Monday, October 27, 2008

Article - Rumors and riots

Riot in Weng’an (Guizhou)

International Herald Tribune

Tuesday, July 8, 2008

Tens of thousands of mass protests and riots take place each year in China, but the most recent and publicized riot, which occurred on June 28 in Weng'an, a poor county in Guizhou, must be deeply unsettling to the Chinese authorities.

Erupting roughly 40 days before the opening ceremony of the Beijing Olympics, the riot, captured on YouTube, clearly bothers a government that wants to showcase China's prosperity and stability. The riot was also one of the largest (involving more than 10,000 people) and most violent in recent years. Rioters set fire to the headquarters of the local Communist Party and the police and caused widespread property damage

The riot was apparently triggered by the local police's inept handling of a recent case in which a teenage girl was allegedly raped and murdered. Instead of conducting a thorough investigation, the police reportedly closed the case as a suicide and beat up some of the victim's classmates who went to the police headquarters to protest the decision. Incensed, thousands of ordinary people besieged the police headquarters and unleashed their anger.

The Weng'an riot, however, is by no means unique or isolated. In fact, its cause and violent manifestation are eerily similar to other mass riots.

On Sept. 7, 2006, a mob of several thousand surrounded the local government buildings and the police station in Tangxia township near Rui'an (in Zhejiang Province). They were infuriated by the local police's investigation of the death of a female school teacher under mysterious circumstances.

After the victims' colleagues and students went to the local police station on Sept. 6 to contest the authorities' conclusion that she committed suicide, hundreds of riot police dispersed the protestors by force. Infuriated and aggrieved, thousands of the township's residents, coordinated by cell-phone messages, besieged the local government offices the next day. They also went to the factory owned by the victim's husband, a rich entrepreneur who was rumored to have murdered the woman and bought off the police. Once there, they set cars on fire and destroyed the factory's equipment.

According to Chinese researchers, similar riots account for roughly 5 percent of all the "mass incidents" that occur in China each year. Because the Chinese government no longer releases reliable data, the best estimate, based on 2004 data, is that such violent large-scale riots number roughly 3,700 a year (or about 10 a day) in China).

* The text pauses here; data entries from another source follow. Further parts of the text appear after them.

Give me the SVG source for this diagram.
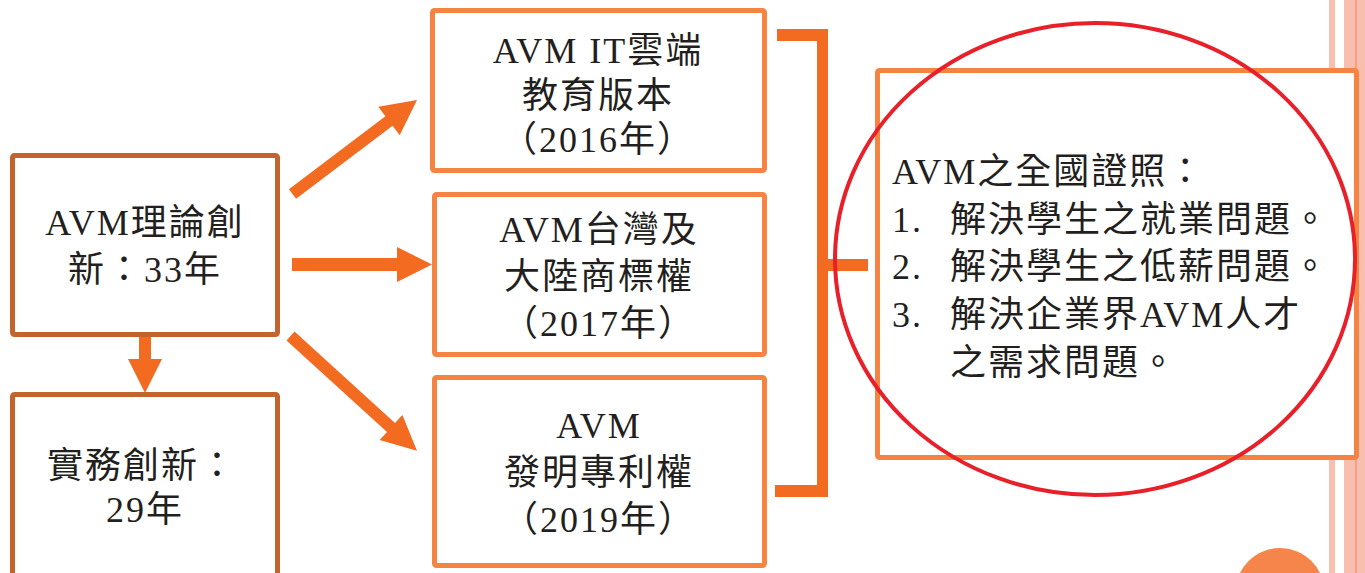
<svg xmlns="http://www.w3.org/2000/svg" width="1365" height="573" viewBox="0 0 1365 573">
  <style>
    .t { font-family: 'Liberation Serif', 'Noto Sans CJK TC', serif; font-size: 36px; fill: #231F20; letter-spacing: 2px; }
    .c { text-anchor: middle; }
    .boxL { fill: #FFFFFF; stroke: #C3642F; stroke-width: 5; }
    .boxM { fill: #FFFFFF; stroke: #F58442; stroke-width: 5; }
    .arr { fill: #F26B21; }
    .stripe { fill: #F9BFAE; }
  </style>
  <rect x="0" y="0" width="1365" height="573" fill="#FFFFFF"/>
  <g id="decor">
    <rect class="stripe" x="1329" y="0" width="6" height="573"/>
    <rect class="stripe" x="1344" y="0" width="11" height="573"/>
    <rect x="1355" y="0" width="2" height="573" fill="#F5A084"/>
    <rect class="stripe" x="1357" y="0" width="8" height="573"/>
    <circle cx="1280" cy="592.5" r="44.5" fill="#F5854A"/>
  </g>

  <g id="connectors">
    <polygon class="arr" points="139,336 151,336 151,359 162,359 145,393 128,359 139,359"/>
    <polygon class="arr" points="288.9,189.2 385.4,116.2 378.3,106.8 417,100 399.7,135.2 392.6,125.8 296.1,198.8"/>
    <polygon class="arr" points="292,258 397,258 397,247 432,264.5 397,282 397,271 292,271"/>
    <polygon class="arr" points="294.5,331.6 395,423.1 402.4,414.9 417,450.7 379.6,440.1 387,431.9 286.5,340.4"/>
    <rect class="arr" x="777" y="29" width="51" height="12"/>
    <rect class="arr" x="817" y="29" width="11" height="468"/>
    <rect class="arr" x="775" y="485" width="53" height="12"/>
    <rect class="arr" x="828" y="259" width="40" height="12"/>
  </g>

  <g id="node-theory">
    <rect class="boxL" x="12.5" y="155.5" width="265" height="179" rx="2"/>
    <text class="t c" x="145" y="235">AVM理論創</text>
    <text class="t c" x="145" y="282">新：33年</text>
  </g>

  <g id="node-practice">
    <rect class="boxL" x="12.5" y="394.5" width="265" height="200" rx="2"/>
    <text class="t c" x="142" y="478">實務創新：</text>
    <text class="t c" x="145" y="522">29年</text>
  </g>

  <g id="node-cloud">
    <rect class="boxM" x="432.5" y="10.5" width="332" height="160" rx="2"/>
    <text class="t c" x="598" y="63">AVM IT雲端</text>
    <text class="t c" x="598" y="108">教育版本</text>
    <text class="t c" x="598" y="152">（2016年）</text>
  </g>

  <g id="node-trademark">
    <rect class="boxM" x="434.5" y="194.5" width="330" height="160" rx="2"/>
    <text class="t c" x="599" y="242">AVM台灣及</text>
    <text class="t c" x="599" y="289">大陸商標權</text>
    <text class="t c" x="599" y="336">（2017年）</text>
  </g>

  <g id="node-patent">
    <rect class="boxM" x="434.5" y="377.5" width="330" height="188" rx="2"/>
    <text class="t c" x="599" y="438">AVM</text>
    <text class="t c" x="599" y="485">發明專利權</text>
    <text class="t c" x="599" y="532">（2019年）</text>
  </g>

  <g id="node-certificate">
    <rect class="boxM" x="877.5" y="70.5" width="479" height="387" rx="2"/>
    <text class="t" x="892" y="184">AVM之全國證照：</text>
    <text class="t" x="892" y="232">1.</text>
    <text class="t" x="950" y="232">解決學生之就業問題。</text>
    <text class="t" x="892" y="279">2.</text>
    <text class="t" x="950" y="279">解決學生之低薪問題。</text>
    <text class="t" x="892" y="327">3.</text>
    <text class="t" x="950" y="327">解決企業界AVM人才</text>
    <text class="t" x="950" y="375">之需求問題。</text>
  </g>

  <g id="highlight">
    <ellipse cx="1095" cy="259" rx="260" ry="236" fill="none" stroke="#E8202A" stroke-width="4"/>
  </g>
</svg>
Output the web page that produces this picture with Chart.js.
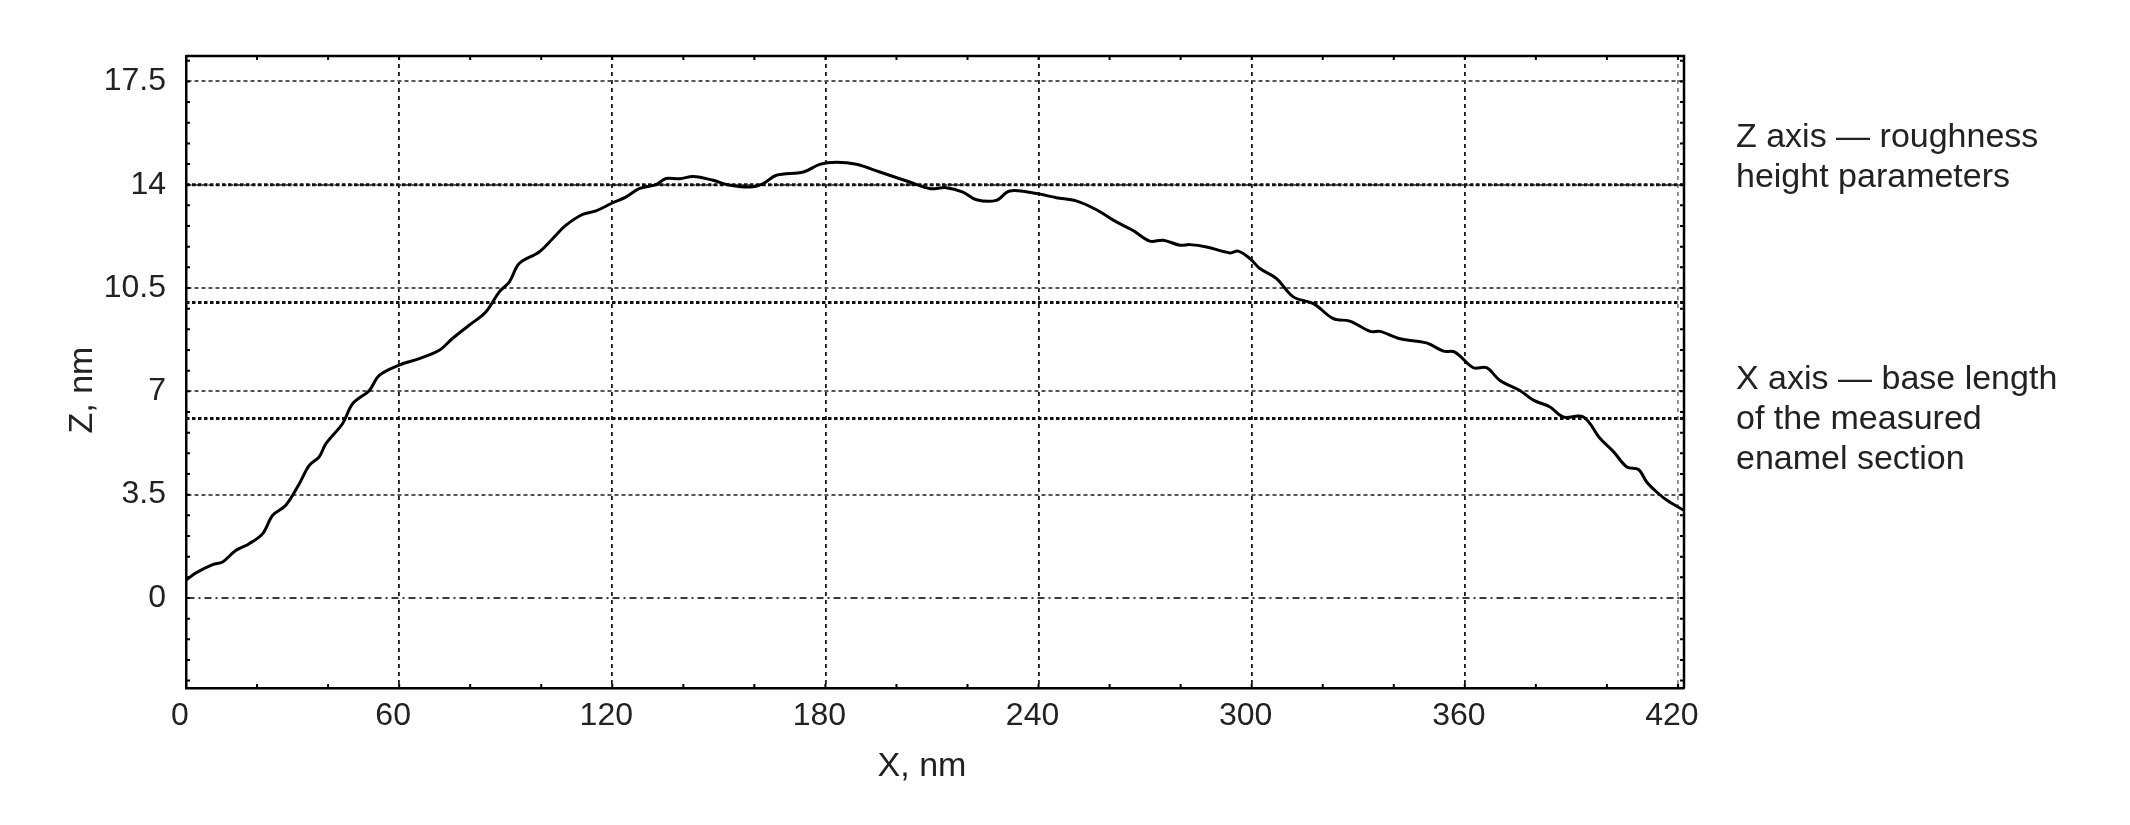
<!DOCTYPE html>
<html>
<head>
<meta charset="utf-8">
<title>Enamel roughness profile</title>
<script src="https://cdn.jsdelivr.net/npm/chart.js@4.4.1/dist/chart.umd.min.js"></script>
<style>
  html, body { margin: 0; padding: 0; background: #fff; }
  #wrap { position: relative; width: 2130px; height: 825px; }
  #chart-box { position: absolute; left: 0; top: 0; width: 2130px; height: 825px; }
  .note {
    position: absolute; left: 1736px;
    font-family: "Liberation Sans", Arial, sans-serif;
    font-size: 34px; line-height: 40px; color: #222; white-space: nowrap;
  }
</style>
</head>
<body>
<div id="wrap">
  <div id="chart-box"><canvas id="profile"></canvas></div>
  <div class="note" style="top:115px;">Z axis — roughness<br>height parameters</div>
  <div class="note" style="top:357px;">X axis — base length<br>of the measured<br>enamel section</div>
</div>
<script>
// profile, x and z in nm
const X_NM = [
  0, 2.8, 7.5, 10.3, 14, 17.8, 21.6, 24.4, 28.1, 31.9, 34.7, 37.5, 39.4, 44.1, 46.9,
  51.6, 54.4, 59.8, 65.7, 71.3, 75, 79.7, 84.4, 88.2, 91, 93.8, 99.4, 103.2, 106.9,
  111.6, 115.4, 120, 123.8, 127.6, 132.3, 135.1, 139, 142.8, 148.4, 152.4, 158.7,
  162.5, 166.2, 173.8, 178.4, 183.1, 188.7, 195.3, 203.7, 209.3, 214, 218.7, 222.5,
  228.1, 231.9, 239.4, 245, 250.6, 256.3, 261.9, 266.6, 271.3, 275.1, 279.8, 282.6,
  287.3, 293.9, 296.2, 299.5, 302.3, 307, 311.7, 317.4, 323, 327.6, 333.4, 336.1,
  341.8, 349.2, 354, 357.2, 362.4, 366.1, 369.9, 375.5, 379.3, 384, 387.7, 393.4,
  398.1, 401.9, 405.6, 408.9, 411.2, 414, 416.9, 421.7
];
const Z_NM = [
  0.6, 0.85, 1.13, 1.22, 1.61, 1.84, 2.18, 2.8, 3.14, 3.87, 4.49, 4.78, 5.23, 5.91, 6.58,
  7.03, 7.54, 7.88, 8.11, 8.39, 8.79, 9.24, 9.69, 10.37, 10.7, 11.33, 11.72, 12.17, 12.62,
  12.99, 13.11, 13.38, 13.58, 13.87, 14.0, 14.21, 14.2, 14.28, 14.15, 14.0, 13.92,
  14.04, 14.32, 14.43, 14.69, 14.76, 14.69, 14.43, 14.09, 13.87, 13.9, 13.75, 13.49,
  13.47, 13.79, 13.7, 13.56, 13.45, 13.15, 12.74, 12.45, 12.09, 12.12, 11.95, 11.97,
  11.89, 11.69, 11.75, 11.5, 11.16, 10.82, 10.2, 9.97, 9.46, 9.38, 9.03, 9.03,
  8.78, 8.64, 8.36, 8.33, 7.8, 7.8, 7.37, 7.03, 6.7, 6.47, 6.13, 6.13,
  5.4, 4.95, 4.44, 4.35, 3.93, 3.59, 3.31, 2.97
];

const X_TICKS = [0, 60, 120, 180, 240, 300, 360, 420];
const Z_TICKS = [0, 3.5, 7, 10.5, 14, 17.5];
const REF_LEVELS = [14, 10.01, 6.08];   // heavy dotted levels

const X_RANGE = [0, 421.7];
const Z_RANGE = [-3.05, 18.36];
const X_MINOR = 20;
const Z_MINOR = 0.7;

const FONT = '"Liberation Sans", Arial, sans-serif';
const INK = '#222';

// inner frame: top/right border, inward minor ticks, axis titles
const framePlugin = {
  id: 'frame',
  afterDatasetsDraw(chart) {
    const { ctx, chartArea: a, scales: { x, y } } = chart;
    ctx.save();
    ctx.strokeStyle = '#000';
    ctx.lineWidth = 2.5;
    ctx.beginPath();
    ctx.moveTo(a.left, a.top);
    ctx.lineTo(a.right, a.top);
    ctx.lineTo(a.right, a.bottom);
    ctx.stroke();

    ctx.lineWidth = 2;
    ctx.beginPath();
    for (let v = X_MINOR; v < x.max; v += X_MINOR) {
      const px = x.getPixelForValue(v);
      ctx.moveTo(px, a.bottom); ctx.lineTo(px, a.bottom - 4);
      ctx.moveTo(px, a.top);    ctx.lineTo(px, a.top + 4);
    }
    for (let k = Math.ceil(y.min / Z_MINOR); k * Z_MINOR < y.max; k++) {
      const py = y.getPixelForValue(k * Z_MINOR);
      ctx.moveTo(a.left, py);  ctx.lineTo(a.left + 4, py);
      ctx.moveTo(a.right, py); ctx.lineTo(a.right - 4, py);
    }
    ctx.stroke();
    ctx.restore();
  },
  afterDraw(chart) {
    const { ctx, chartArea: a } = chart;
    ctx.save();
    ctx.fillStyle = INK;
    ctx.font = '34px ' + FONT;
    ctx.textAlign = 'center';
    ctx.textBaseline = 'middle';
    ctx.fillText('X, nm', (a.left + a.right) / 2 - 13, 767);
    ctx.translate(83, (a.top + a.bottom) / 2 + 18);
    ctx.rotate(-Math.PI / 2);
    ctx.fillText('Z, nm', 0, 0);
    ctx.restore();
  }
};

function refLine(level) {
  return {
    data: [{ x: X_RANGE[0], y: level }, { x: X_RANGE[1], y: level }],
    borderColor: '#111',
    borderWidth: 3,
    borderDash: [3.5, 2.5],
    pointRadius: 0
  };
}

const profile = {
  data: X_NM.map((v, i) => ({ x: v, y: Z_NM[i] })),
  borderColor: '#000',
  borderWidth: 3,
  pointRadius: 0,
  tension: 0.35
};

new Chart(document.getElementById('profile'), {
  type: 'line',
  data: { datasets: [profile, ...REF_LEVELS.map(refLine)] },
  options: {
    responsive: true,
    maintainAspectRatio: false,
    animation: false,
    layout: { padding: { top: 56, right: 446, left: 0, bottom: 0 } },
    plugins: { legend: { display: false }, tooltip: { enabled: false } },
    scales: {
      x: {
        type: 'linear',
        min: X_RANGE[0], max: X_RANGE[1],
        afterBuildTicks: s => { s.ticks = X_TICKS.map(v => ({ value: v })); },
        afterFit: s => { s.height = 137; },
        ticks: {
          color: INK, font: { family: FONT, size: 32 },
          padding: 9, labelOffset: -6, maxRotation: 0, autoSkip: false,
          callback: v => String(v)
        },
        grid: {
          drawTicks: false,
          lineWidth: 1.8,
          color: c => c.tick.value === 0 ? 'rgba(0,0,0,0)' : (c.tick.value === 420 ? '#8a8a8a' : '#1a1a1a')
        },
        border: { color: '#000', width: 2.5, dash: c => c.tick ? [4, 4] : [] }
      },
      y: {
        type: 'linear',
        min: Z_RANGE[0], max: Z_RANGE[1],
        afterBuildTicks: s => { s.ticks = Z_TICKS.map(v => ({ value: v })); },
        afterFit: s => { s.width = 186; },
        ticks: {
          color: INK, font: { family: FONT, size: 32 },
          padding: 20, autoSkip: false,
          callback: v => String(v)
        },
        grid: {
          drawTicks: false,
          lineWidth: 2,
          color: c => c.tick.value === 0 ? '#3a3a3a' : '#555'
        },
        border: {
          color: '#000', width: 2.5,
          dash: c => !c.tick ? [] : (c.tick.value === 0 ? [7, 4, 2, 4] : [4, 3])
        }
      }
    }
  },
  plugins: [framePlugin]
});
</script>
</body>
</html>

Although riots are quickly suppressed and do not constitute an immediate threat to the Chinese Communist Party, Beijing needs to learn several important lessons from incidents similar to the Weng'an riot so that it can more effectively address the root causes of mass grievances.

While corruption and social injustice have often been correctly identified as two of the main structural causes of such riots, two important factors that often play a more immediate role in triggering public anger are often ignored.

First, local Chinese authorities have repeatedly demonstrated their incompetence in handling incipient crises.

Typically, a mass riot has three phases. During the first phase, a local government agency fails to meet the demands of aggrieved citizens to perform its legally mandated duties. In the second phase, aggrieved citizens peacefully petition the local authorities, but are treated with indifference or, often, violent suppression by the government. In the third phase, the mistreatment of the peaceful petitioners incenses ordinary citizens, setting off a mass riot.

Second, the Chinese government is paying the price for the lack of a free press in China. Without a free press that enjoys public credibility, ordinary people distrust the government but believe rumors.

Common to nearly all the reported mass incidents were two striking facts. Local government officials' words carry no credibility, while rumors, spread by the Internet and cell-phones, create a cascading effect that further inflames public passions. (The Chinese government may have the world's most effective system of censoring the Internet, but even such a system seems incapable of filtering out rumors.)

There is one solution that would mitigate the effects of poor official responses and low government credibility - more press freedom. A freer press can force local officials to be more responsive and careful in handling the grievances of ordinary citizens, thus removing the immediate causes of mass riots. A freer press can also counter rumors and help repair the government's tattered public credibility, a prized asset in preventing mass riots.

In its bid for the Olympics, Beijing implicitly pledged to expand press freedom. While international visitors to Beijing would definitely welcome such a step, the Chinese government should see that genuine press freedom is not just something to impress foreigners with. It is an effective treatment for many of its social ills as well.

Minxin Pei, a senior associate at the Carnegie Endowment for International Peace in Washington, is the author of "China's Trapped Transition."